Wow! Whether one likes the president or not, one must concede he's not afraid of leading. Just a little over seven months from the election he has drawn a line in the sand and proposed a rule that may fundamentally alter America's energy mix and takes a big step toward addressing carbon dioxide emissions. Or it does nothing at all. We are talking of course of Tuesday's announcement of new source performance standards for electricity plants. In EPA's words:
The EPA is proposing standards of performance that require that all new fossil fuel-fired EGUs meet an electricity-output-based emission rate of 1,000 lb
CO2/MWh of electricity generated on a gross basis. This proposed standard is based on the demonstrated performance of natural gas combined cycle (NGCC) units, which are currently in wide use throughout the country, and are likely to be the predominant fossil fuel-fired technology for new generation in the future. EPA, Standards of Performance for Greenhouse Gas Emissions for New Stationary Sources: Electric Utility Generating Units (proposed rule) at 13 (Mar. 27, 2012) .
So natural gas is in. And what about the other fossil fuels? New plants using coal or oil and even IGCC (integrated gas combined cycle) can be built but EPA expects that they will need to use carbon capture and storage (CCS) to meet the standards. Id.
What brought about this groundbreaking new rule? We set forth the legal foundation in a companion post. Suffice to say here that EPA has moved a long way from the days before Massachusetts v. EPA, 549 U.S. 497 (2007), when greenhouse gases were not Clean Air Act "pollutants." But the non-regulatory drivers were perhaps even more significant.

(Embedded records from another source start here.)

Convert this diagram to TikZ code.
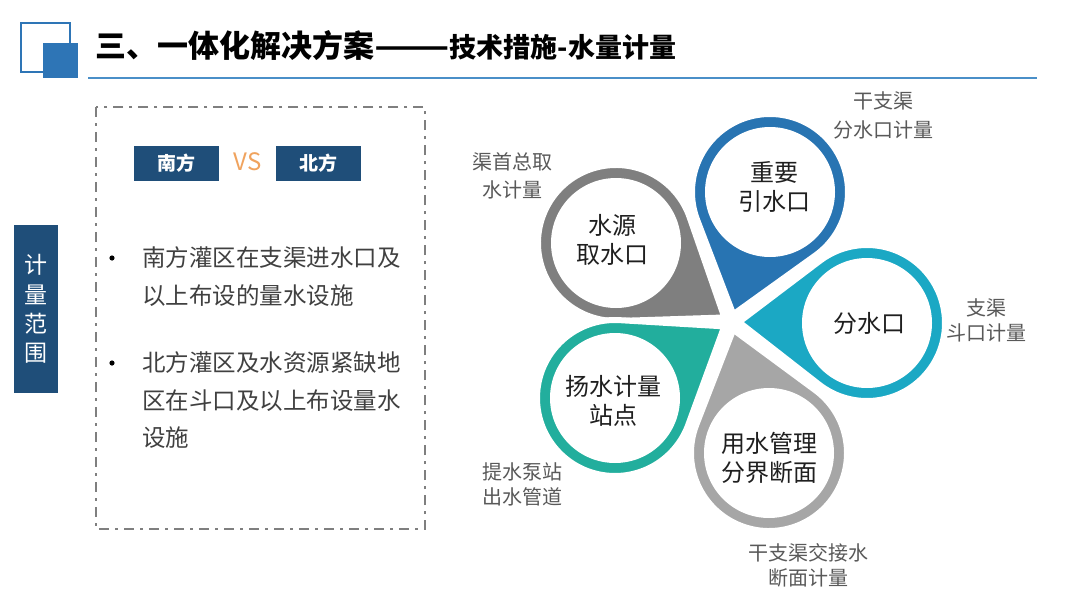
\documentclass[tikz,border=0pt]{standalone}
\usepackage{fontspec}
\setmainfont{Noto Sans CJK SC}
\usetikzlibrary{calc}
\definecolor{navy}{HTML}{1F4E79}
\definecolor{logoblue}{HTML}{2E75B6}
\definecolor{lineblue}{HTML}{4A8FC8}
\definecolor{boxgray}{HTML}{7F7F7F}
\definecolor{bodytext}{HTML}{404040}
\definecolor{labeltext}{HTML}{595959}
\definecolor{vsorange}{HTML}{F0A35E}
\definecolor{pgray}{HTML}{7F7F7F}
\definecolor{pblue}{HTML}{2874B2}
\definecolor{pcyan}{HTML}{1BA8C4}
\definecolor{pteal}{HTML}{22AE9D}
\definecolor{plgray}{HTML}{A6A6A6}
\newcommand\petal[4]{% #1 name, #2 cx, #3 cy, #4 colour
  \pgfmathsetmacro\pphi{atan2(#3-322,#2-731)}
  \pgfmathsetmacro\pdist{veclen(#2-731,#3-322)-8}
  \pgfmathsetmacro\palp{acos(78/\pdist)}
  \pgfmathsetmacro\pstart{\pphi+180-\palp}
  \pgfmathsetmacro\pend{\pphi-180+\palp}
  \filldraw[fill=#4,draw=white,line width=6pt]
    ({731+8*cos(\pphi)},{322+8*sin(\pphi)})
    -- ({#2+78*cos(\pstart)},{#3+78*sin(\pstart)})
    arc[start angle=\pstart, end angle=\pend, radius=78] -- cycle;
  \fill[white] (#2,#3) circle[radius=65];
  \coordinate (#1) at (#2,#3);
}
\tikzset{
  tabbox/.style={fill=navy, draw=none},
  sidebox/.style={fill=navy, draw=none},
  sidetext/.style={text=white, font=\fontsize{19}{22}\selectfont\bfseries, inner sep=0},
  bodypara/.style={text=bodytext, align=left, anchor=west, inner sep=0, font=\fontsize{23.5}{37.5}\selectfont},
  bulletdot/.style={fill=black, draw=none},
  petaltext/.style={text=black!88, align=center, inner sep=0, font=\fontsize{24}{29}\selectfont},
  labelA/.style={text=labeltext, align=center, inner sep=0, font=\fontsize{20}{28.5}\selectfont},
  labelB/.style={text=labeltext, align=center, inner sep=0, font=\fontsize{20}{25}\selectfont},
  dashbox/.style={draw=boxgray, line width=2.8pt, dash pattern=on 10pt off 6pt on 3pt off 6pt},
}
\begin{document}
\begin{tikzpicture}[x=1pt,y=-1pt]
\useasboundingbox[fill=white] (0,0) rectangle (1080,608);
% logo
\draw[logoblue, line width=2.5pt] (21,23) rectangle (70,72);
\fill[logoblue] (43,43) rectangle (78,78);
% title
\node[anchor=base west, inner sep=0, text=black] (title) at (95,57)
  {\fontsize{31}{34}\selectfont\bfseries 三、一体化解决方案\scalebox{1.42}[1]{——}\fontsize{27}{30}\selectfont 技术措施-水量计量};
\draw[lineblue, line width=1.8pt] (88,78) -- (1037,78);
% left tab
\node[tabbox, minimum width=44pt, minimum height=168pt, anchor=north west, inner sep=0] (tab) at (14,225) {};
\node[text=white, align=center, inner sep=0, font=\fontsize{23}{29.3}\selectfont] (tabtext) at (35.5,309) {计\\量\\范\\围};
% dashed box
\draw[dashbox] (96,107) rectangle (425,529);
\node[sidebox, minimum width=85pt, minimum height=35pt, inner sep=0] (south) at (176.5,163.5) {};
\node[sidetext] (southtext) at (south.center) {南方};
\node[sidebox, minimum width=85pt, minimum height=35pt, inner sep=0] (north) at (318.5,163.5) {};
\node[sidetext] (northtext) at (north.center) {北方};
\node[text=vsorange, inner sep=0, font=\fontsize{24}{26}\selectfont] (vs) at (247.5,162) {VS};
% bullets
\fill[bulletdot] (112,258) circle[radius=2.6];
\node[bodypara] (b1) at (142,276.5) {南方灌区在支渠进水口及\\以上布设的量水设施};
\fill[bulletdot] (112,363) circle[radius=2.6];
\node[bodypara] (b2) at (142,400.5) {北方灌区及水资源紧缺地\\区在斗口及以上布设量水\\设施};
% petals
\petal{cA}{616}{243}{pgray}
\petal{cB}{770}{192}{pblue}
\petal{cC}{867}{323}{pcyan}
\petal{cD}{615}{398}{pteal}
\petal{cE}{769}{453}{plgray}
\node[petaltext] (tA) at (612,240) {水源\\取水口};
\node[petaltext] (tB) at (774,187) {重要\\引水口};
\node[petaltext] (tC) at (869,323) {分水口};
\node[petaltext] (tD) at (613,401) {扬水计量\\站点};
\node[petaltext] (tE) at (769,458) {用水管理\\分界断面};
% outer labels
\node[labelA] (lA) at (512,176) {渠首总取\\水计量};
\node[labelA] (lB) at (883,115.5) {干支渠\\分水口计量};
\node[labelB] (lC) at (986,320.5) {支渠\\斗口计量};
\node[labelB] (lD) at (522,484.5) {提水泵站\\出水管道};
\node[labelB] (lE) at (808,565.5) {干支渠交接水\\断面计量};
\end{tikzpicture}
\end{document}
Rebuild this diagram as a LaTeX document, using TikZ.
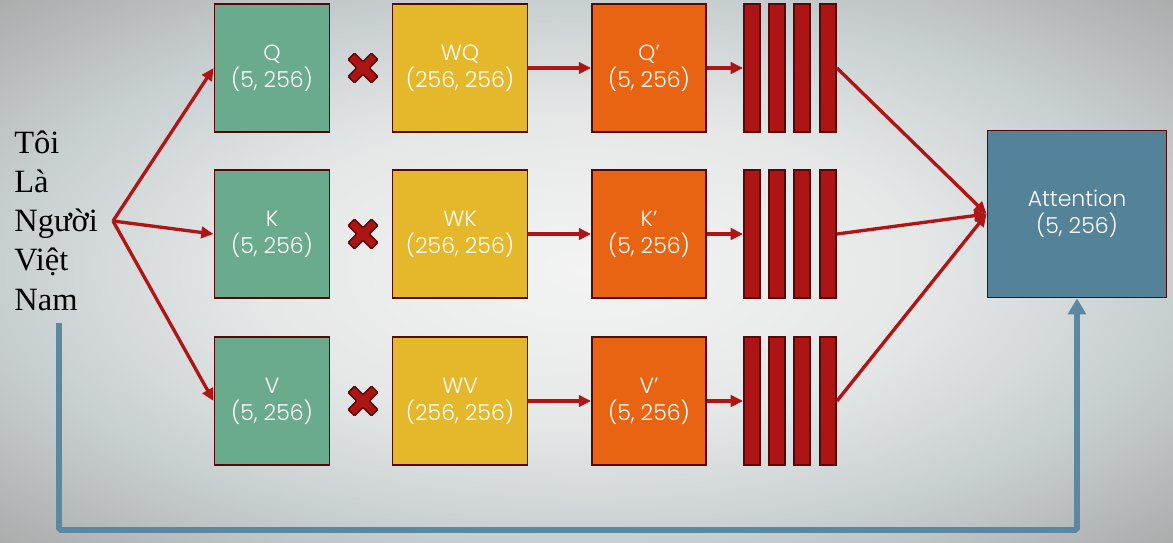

All are aware of "fracking". The use of horizontal drilling with hydraulic fracturing in shales a mile beneath the surface has unleashed a torrent of natural gas. As Forbes reports this month natural gas prices are half of what they were just a few years ago. And the glut is not seen to be abating. EPA has seized on this surfeit: "technological developments and discoveries of abundant natural gas reserves have caused natural gas prices to decline precipitously in recent years and have secured those relatively low prices for the near-future." Proposed Rule at 15. As a result, "energy industry modeling forecasts uniformly predict that few, if any, new coal-fired power plants will be built in the foreseeable future." Id.
In other words, the proposed regulation will have hardly any effect (even none) on coal-fired generation because no one was going to build those plants anyway. "Our IPM modeling, using Energy Information Administration (EIA) reference case assumptions, projects that there will be no construction of new coal-fired generation without CCS by 2030. Under these assumptions, the proposed rule will not impose costs by 2030." Id. at 17.
We have read the commentary that this is the death of coal. The cost of capturing and storing carbon dioxide, which will be the only way for a new coal plant to meet the new standard, is prohibitive. Accordingly, no coal plants will be built. According to EPA, however, coal-fired production was dead anyway because of the glut of natural gas.
Crystal balls are notoriously unreliable. Some may remember that nuclear power was to make electricity too cheap to meter. But that didn't happen. America built the largest man-made construction the world has ever seen (the interstate highway system) on the assumption that gasoline would always be abundant. That was in error. An oil embargo introduced Americans to long lines at the fuel pump and locking gas caps. Most forget that natural gas production peaked in the early 1970s, not to be exceeded again until over twenty years had passed. The point is: smart people took their best science and made plans. But reality somehow did not get the message.
For what it is worth, here is our crystal ball on the demise of coal. First, CCS technology is pertinent not only to coal. Combustion of natural gas emits carbon dioxide as well. The regulatory imperative will push natural gas plants to address their CO2, and coal will be able to take advantage of improvements in CCS technology. Second, the United States has been called the Saudi Arabia of coal. To expect that industry to dry up and blow away is naïve. Shale gas went from a vanishingly small fraction of the US energy mix to over 20% in five years or less. Innovation made this possible. Just as ten years ago we could not imagine today's natural gas industry, we may not be able to recognize our coal resource in another ten years. Third, we thought it was fundamental that energy security depends on a mix of energy sources. It would be foolhardy to rely completely on natural gas. It will only take one cold winter and a natural gas pipeline calamity to make coal seem like a sensible alternative.
Whether the proposed rule will actually have an impact depends on numerous factors. All can agree, however, that climate change has been thrust back on the national agenda.